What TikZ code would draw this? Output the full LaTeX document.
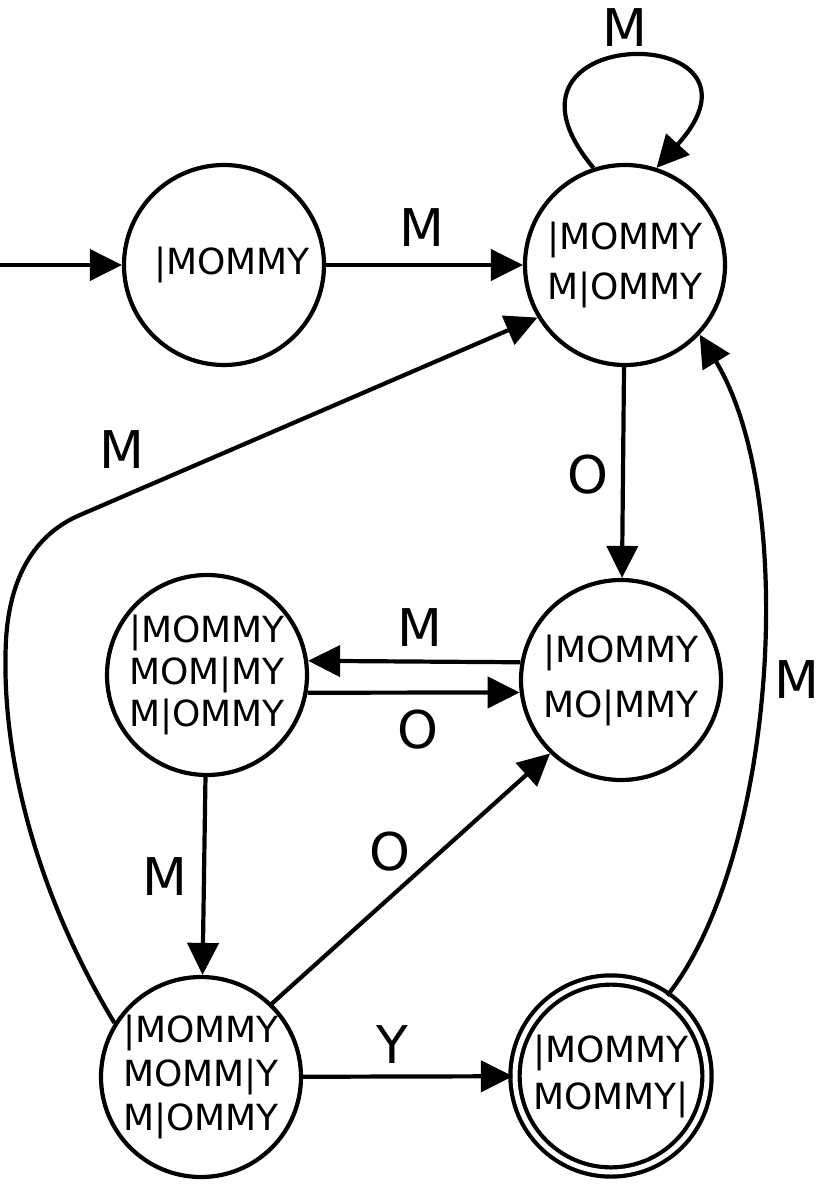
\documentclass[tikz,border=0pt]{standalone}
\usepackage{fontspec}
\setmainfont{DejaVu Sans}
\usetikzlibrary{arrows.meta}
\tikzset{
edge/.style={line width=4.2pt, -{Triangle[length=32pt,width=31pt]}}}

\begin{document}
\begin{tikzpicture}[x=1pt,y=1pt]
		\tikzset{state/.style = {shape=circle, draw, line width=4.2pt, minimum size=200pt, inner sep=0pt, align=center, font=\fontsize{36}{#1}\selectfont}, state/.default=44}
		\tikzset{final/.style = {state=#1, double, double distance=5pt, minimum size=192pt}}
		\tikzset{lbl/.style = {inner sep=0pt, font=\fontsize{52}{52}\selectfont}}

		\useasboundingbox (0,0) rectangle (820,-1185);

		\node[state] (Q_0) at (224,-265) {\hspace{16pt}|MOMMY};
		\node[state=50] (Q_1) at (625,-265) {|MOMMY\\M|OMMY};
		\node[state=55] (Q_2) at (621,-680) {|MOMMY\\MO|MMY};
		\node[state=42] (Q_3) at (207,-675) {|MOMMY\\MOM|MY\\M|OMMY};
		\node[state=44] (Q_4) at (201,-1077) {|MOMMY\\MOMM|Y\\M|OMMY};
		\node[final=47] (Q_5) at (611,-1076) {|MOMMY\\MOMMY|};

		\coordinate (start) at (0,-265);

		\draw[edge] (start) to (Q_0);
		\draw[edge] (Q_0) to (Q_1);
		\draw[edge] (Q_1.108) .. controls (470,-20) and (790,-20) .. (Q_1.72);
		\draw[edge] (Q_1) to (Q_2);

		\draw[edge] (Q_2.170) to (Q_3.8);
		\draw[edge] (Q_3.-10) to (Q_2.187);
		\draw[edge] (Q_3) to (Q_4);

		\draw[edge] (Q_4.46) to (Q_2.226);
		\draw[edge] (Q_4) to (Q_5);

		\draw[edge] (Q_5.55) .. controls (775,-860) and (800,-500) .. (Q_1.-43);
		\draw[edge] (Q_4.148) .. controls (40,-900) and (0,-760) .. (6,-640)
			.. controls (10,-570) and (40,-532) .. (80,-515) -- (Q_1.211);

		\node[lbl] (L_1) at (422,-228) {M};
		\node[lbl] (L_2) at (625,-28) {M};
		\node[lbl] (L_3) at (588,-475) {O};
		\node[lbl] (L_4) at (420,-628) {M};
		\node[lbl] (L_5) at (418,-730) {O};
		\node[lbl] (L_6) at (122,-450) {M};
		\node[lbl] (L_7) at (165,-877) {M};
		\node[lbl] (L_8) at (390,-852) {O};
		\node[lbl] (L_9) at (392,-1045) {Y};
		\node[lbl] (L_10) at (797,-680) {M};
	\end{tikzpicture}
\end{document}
□ □ □ □
• GIVEN REQUEST:
Return the material line for line, from its beginning to the line that contains "(Q_5) at (611,-1076)", with the pictures left out.

• PROBLEM SOLUTION:
What TikZ code would draw this? Output the full LaTeX document.
\documentclass[tikz,border=0pt]{standalone}
\usepackage{fontspec}
\setmainfont{DejaVu Sans}
\usetikzlibrary{arrows.meta}
\tikzset{
edge/.style={line width=4.2pt, -{Triangle[length=32pt,width=31pt]}}}

\begin{document}
\begin{tikzpicture}[x=1pt,y=1pt]
		\tikzset{state/.style = {shape=circle, draw, line width=4.2pt, minimum size=200pt, inner sep=0pt, align=center, font=\fontsize{36}{#1}\selectfont}, state/.default=44}
		\tikzset{final/.style = {state=#1, double, double distance=5pt, minimum size=192pt}}
		\tikzset{lbl/.style = {inner sep=0pt, font=\fontsize{52}{52}\selectfont}}

		\useasboundingbox (0,0) rectangle (820,-1185);

		\node[state] (Q_0) at (224,-265) {\hspace{16pt}|MOMMY};
		\node[state=50] (Q_1) at (625,-265) {|MOMMY\\M|OMMY};
		\node[state=55] (Q_2) at (621,-680) {|MOMMY\\MO|MMY};
		\node[state=42] (Q_3) at (207,-675) {|MOMMY\\MOM|MY\\M|OMMY};
		\node[state=44] (Q_4) at (201,-1077) {|MOMMY\\MOMM|Y\\M|OMMY};
		\node[final=47] (Q_5) at (611,-1076) {|MOMMY\\MOMMY|};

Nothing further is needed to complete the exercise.